Le droit d'extraire et d'analyser s'affirme peu à peu comme un pilier légal de l'accès. Reconnaître un tel droit d'accès éviterait les débats sur d'éventuelle atteinte au droit de reproduction en cas de FTD ou TDM en dehors des exceptions actuelles, et permettrait une monétisation en faveur des auteurs et des titulaires des droits voisins comme le prévoit le Code de la propriété intellectuelle pour la copie privée (L311-1 et suivants) en évitant cet oxymore d'exception compensée, A l'inverse, une confrontation cantonnée aux exceptions au droit d'auteur développera probablement l'équivalent du fair use nord-américain (voir Ph Schmitt. Entrainement des IA génératives et droit d'auteur : sortir de la confrontation et reconnaître la chaine de valeur, 9 août 2025)
Ce basculement normatif central est souligné au rapport présenté au CSPLA en décembre 2020 à propos de l'opt-out (« l'article 4 de la directive constitue déjà une inversion de la logique même des droits protégés par le code de la propriété intellectuelle (le titulaire doit faire une démarche pour accéder à l'exclusivité) », page 74)
Connaitre les œuvres sans les posséder matériellement, favorise une économie axée sur l'accès plutôt que sur l'acquisition. L'économie des plateformes a transformé le droit de propriété en modifiant sa fonction principale. Au lieu de se limiter à l'appropriation matérielle des biens, le droit de propriété est désormais conçu comme un droit d'administrer les accès aux ressources.
Avec les fouilles de textes et de données, en particulier aux moyens d'IA, et l'étonnante rapidité de diffusion de ces techniques, une autre rupture affecte le droit de propriété qui d'individuel et exclusif devient collectif et participatif.
En effet, si le rapport du CSPLA de juin 2025 a fait le choix de la sauvegarde du consentement et donc du monopole, il milite aussi pour une négociation collective « le développement d'outils de simplification apparaît nécessaire. D'une part, il peut être ardu – voire impossible – pour les titulaires de droits aussi bien de fournir des autorisations sur d'immenses masses de données que de mettre à disposition des bases de données d'ampleur. D'autre part, les acteurs de l'IA ont besoin, dans le cadre de leur stratégie économique, d'un accès facilité à des données massives de qualité. ») « la mission identifie l'intérêt de fournisseurs techniques de données, « guichets simplifiés » qui pourraient tout à la fois conclure des contrats de licences au nom et pour le compte des ayants droit et fournir des catalogues de données exploitables. » (Rapport de mission sur la rémunération des contenus culturels utilisés par les systèmes d'IA – Volet juridique, présenté au CSPLA le 23 juin 2025, page 7).

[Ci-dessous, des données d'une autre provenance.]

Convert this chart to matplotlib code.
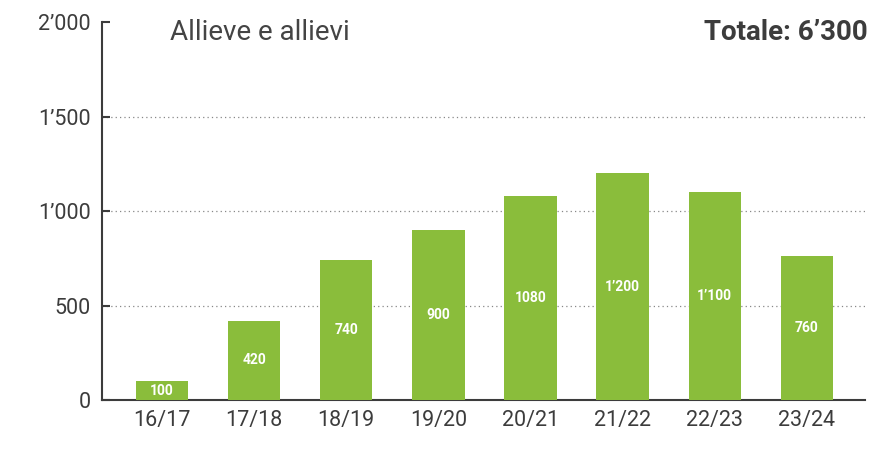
import matplotlib.pyplot as plt
import numpy as np

# Dati
anni = ['16/17', '17/18', '18/19', '19/20', '20/21', '21/22', '22/23', '23/24']
allievi = [100, 420, 740, 900, 1080, 1200, 1100, 760]
etichette = ['100', '420', '740', '900', '1080', '1’200', '1’100', '760']
yticks = [0, 500, 1000, 1500, 2000]
ytick_labels = ['0', '500', '1’000', '1’500', '2’000']

VERDE = '#8aBD3B'
GRIGIO = '#3c3c3c'

plt.rcParams['font.family'] = ['Roboto', 'DejaVu Sans']

fig = plt.figure(figsize=(8.74, 4.5), dpi=100)
ax = fig.add_axes([102 / 874, 50 / 450, (865 - 102) / 874, 378 / 450])

x = np.arange(len(anni))
bars = ax.bar(x, allievi, width=0.57, color=VERDE, zorder=3)

for xi, v, lab in zip(x, allievi, etichette):
    ax.text(xi, v / 2, lab, ha='center', va='center', color='white',
            fontsize=10, fontweight='bold', zorder=4)

ax.set_xlim(-0.65, 7.63)
ax.set_ylim(0, 2000)
ax.set_xticks(x)
ax.set_xticklabels(anni, fontsize=15.5, color=GRIGIO)
ax.set_yticks(yticks)
ax.set_yticklabels(ytick_labels, fontsize=15.5, color=GRIGIO)

# griglia tratteggiata solo a 500/1000/1500
for yv in yticks[1:-1]:
    ax.axhline(yv, color='#888888', linestyle=(0, (1, 2.5)), linewidth=0.9, zorder=1)

for s in ['top', 'right']:
    ax.spines[s].set_visible(False)
ax.spines['left'].set_color(GRIGIO)
ax.spines['bottom'].set_color(GRIGIO)
ax.spines['left'].set_linewidth(1.5)
ax.spines['bottom'].set_linewidth(1.5)
ax.tick_params(axis='y', direction='in', length=6, width=1.5, color=GRIGIO, pad=8)
ax.tick_params(axis='x', length=0, pad=7)

fig.text(170 / 874, 1 - 33 / 450, 'Allieve e allievi', fontsize=20, fontweight='normal',
         color='#444444', va='center', ha='left')
fig.text(868 / 874, 1 - 33 / 450, 'Totale: 6’300', fontsize=20, fontweight='bold',
         color=GRIGIO, va='center', ha='right')

fig.savefig('out.png', dpi=100)
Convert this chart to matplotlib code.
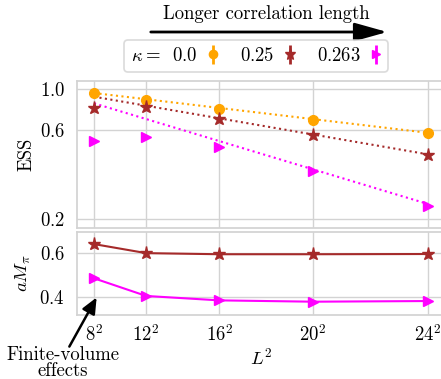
import numpy as np
import matplotlib
matplotlib.use("Agg")
import matplotlib.pyplot as plt

plt.rcParams['font.family'] = 'serif'
plt.rcParams['font.serif'] = ['cmr10', 'DejaVu Serif']
plt.rcParams['mathtext.fontset'] = 'cm'
plt.rcParams['axes.unicode_minus'] = False
plt.rcParams['axes.formatter.use_mathtext'] = True

# ---- data ----
L = np.array([8, 12, 16, 20, 24])
L2 = L ** 2
kappas = ["0.0", "0.25", "0.263"]
colors = ["orange", "brown", "magenta"]
markers = ["o", "*", ">"]

ess_k0 = [0.948, 0.875, 0.786, 0.682, 0.578]
ess_k025 = [0.794, 0.804, 0.693, 0.565, 0.443]
ess_k0263 = [0.528, 0.555, 0.489, 0.362, 0.237]

# exponential fits ESS = A * exp(-b L^2)
fit_amp = [1.012, 0.994, 0.979]
fit_rate = [0.000959, 0.001389, 0.002426]

mpi_k025 = [0.640, 0.599, 0.594, 0.594, 0.595]
mpi_k0263 = [0.485, 0.405, 0.385, 0.379, 0.382]

ess_all = [ess_k0, ess_k025, ess_k0263]
mpi_all = [None, mpi_k025, mpi_k0263]

FS = 13.5
msizes = {"o": 7, "*": 9.5, ">": 7.5}

# ---- figure ----
W, H = 441, 379
fig = plt.figure(figsize=(W / 100, H / 100), dpi=100)

x0, x1 = 77.3, 444.7
ax1 = fig.add_axes([x0 / W, (H - 228) / H, (x1 - x0) / W, (228 - 81) / H])
ax2 = fig.add_axes([x0 / W, (H - 314.5) / H, (x1 - x0) / W, (314.5 - 231.5) / H])

gridc = '#d3d3d3'
for ax in (ax1, ax2):
    ax.set_facecolor('white')
    ax.grid(True, color=gridc, linewidth=1.0)
    ax.set_axisbelow(True)
    for s in ax.spines.values():
        s.set_color(gridc)
        s.set_linewidth(1.25)
    ax.tick_params(length=0, labelsize=FS)
    ax.tick_params(axis='y', pad=9)
    ax.tick_params(axis='x', pad=7)
    ax.set_xlim(38.4, 601.6)

xfit = np.array([L2[0], L2[-1]])
for i in range(3):
    ax1.plot(L2, ess_all[i], linestyle='none', marker=markers[i], color=colors[i],
             markersize=msizes[markers[i]], zorder=3)
    ax1.plot(xfit, fit_amp[i] * np.exp(-fit_rate[i] * xfit), linestyle=':',
             color=colors[i], linewidth=1.5, zorder=2)

ax1.set_yscale('log')
ax1.set_ylim(0.180, 1.104)
ax1.yaxis.set_major_locator(matplotlib.ticker.FixedLocator([0.2, 0.6, 1.0]))
ax1.yaxis.set_minor_locator(matplotlib.ticker.NullLocator())
ax1.set_yticklabels(['$0.2$', '$0.6$', '$1.0$'])
ax1.set_xticks(L2)
ax1.set_xticklabels([])
ax1.set_ylabel('ESS', fontsize=FS, labelpad=3)

for i in (1, 2):
    ax2.plot(L2, mpi_all[i], linestyle='-', marker=markers[i], color=colors[i],
             markersize=msizes[markers[i]], linewidth=1.5)
ax2.set_ylim(0.321, 0.697)
ax2.set_yticks([0.4, 0.6])
ax2.set_yticklabels(['$0.4$', '$0.6$'])
ax2.set_xticks(L2)
ax2.set_xticklabels([f'${l}^2$' for l in L])
ax2.set_xlabel('$L^2$', fontsize=FS, labelpad=2)
ax2.set_ylabel(r'$aM_\pi$', fontsize=FS, labelpad=5)

# legend
handles, labels = [], []
for i in range(3):
    eb = ax1.errorbar([np.nan], [np.nan], yerr=[1.0], linestyle='none', marker=markers[i],
                      color=colors[i], markersize=msizes[markers[i]], elinewidth=2)
    handles.append(eb)
    labels.append(f'${kappas[i]}$')
labels[0] = r'$\kappa=\;\;' + kappas[0] + '$'
leg = fig.legend(handles, labels, ncol=3, loc='center', bbox_to_anchor=(256 / W, (H - 56) / H),
                 markerfirst=False, frameon=True, fontsize=FS, handlelength=0.5,
                 handletextpad=0.6, columnspacing=1.17, borderpad=0.35, fancybox=True,
                 markerscale=0.85)
leg.get_frame().set_edgecolor(gridc)
leg.get_frame().set_linewidth(1.25)

# top arrow
fig.patches.append(matplotlib.patches.FancyArrowPatch(
    (148 / W, (H - 32) / H), (390 / W, (H - 32) / H), transform=fig.transFigure,
    arrowstyle='-|>,head_length=1.0,head_width=0.28', mutation_scale=20,
    color='black', linewidth=2.0))
fig.text(266 / W, (H - 14) / H, 'Longer correlation length', ha='center', va='center', fontsize=FS)

# finite volume annotation
fig.patches.append(matplotlib.patches.FancyArrowPatch(
    (68 / W, (H - 349) / H), (98 / W, (H - 295) / H), transform=fig.transFigure,
    arrowstyle='-|>,head_length=0.8,head_width=0.35', mutation_scale=12,
    color='black', linewidth=1.8))
fig.text(63 / W, (H - 363) / H, 'Finite-volume\neffects', ha='center', va='center',
         fontsize=FS, linespacing=0.8)

fig.savefig('out.png', dpi=100)
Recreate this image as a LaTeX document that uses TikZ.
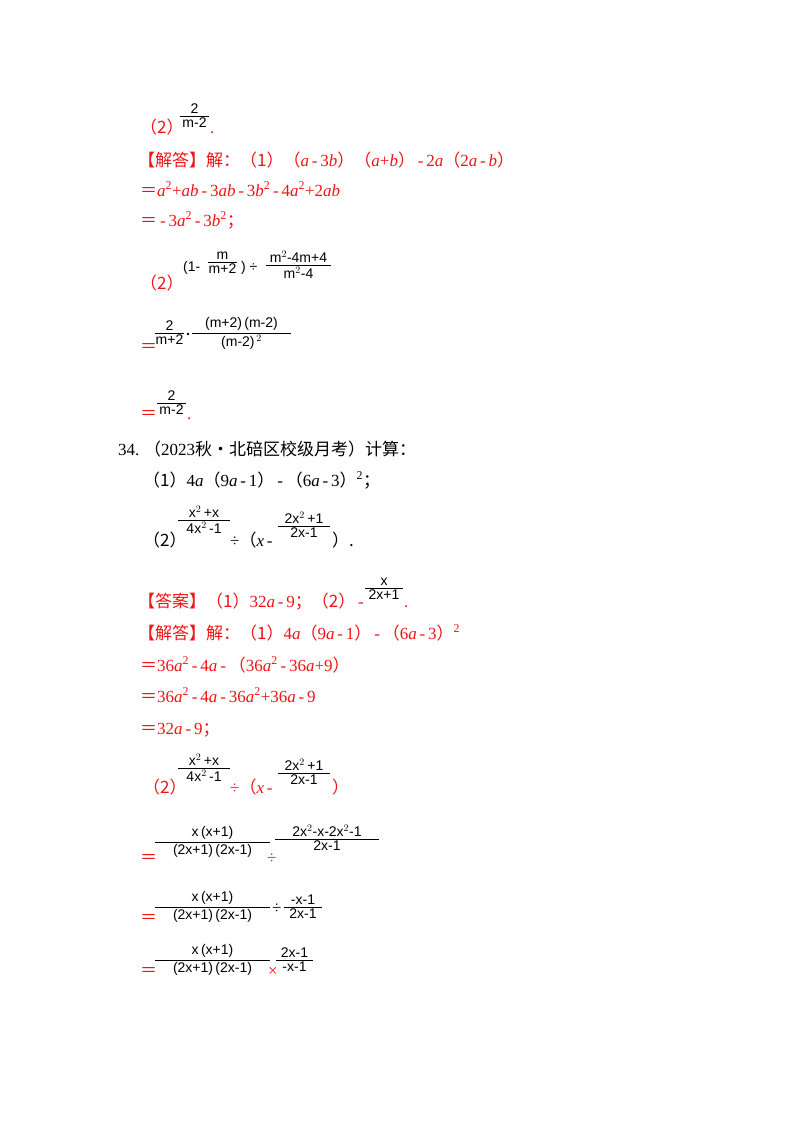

Au-delà d'un débat à conduire entre la reconnaissance d'un droit d'accès ou rester sous le régime d'exceptions à arbitrer selon les spécificités sectorielles des droits d'auteur et des droits voisins, l'urgence ne doit pas être oubliée, clarifier les effets des droits d'auteurs en aval de l'emploi d'IA quand un accord intervient en amont avec l'exploitant du modèle de l'IA.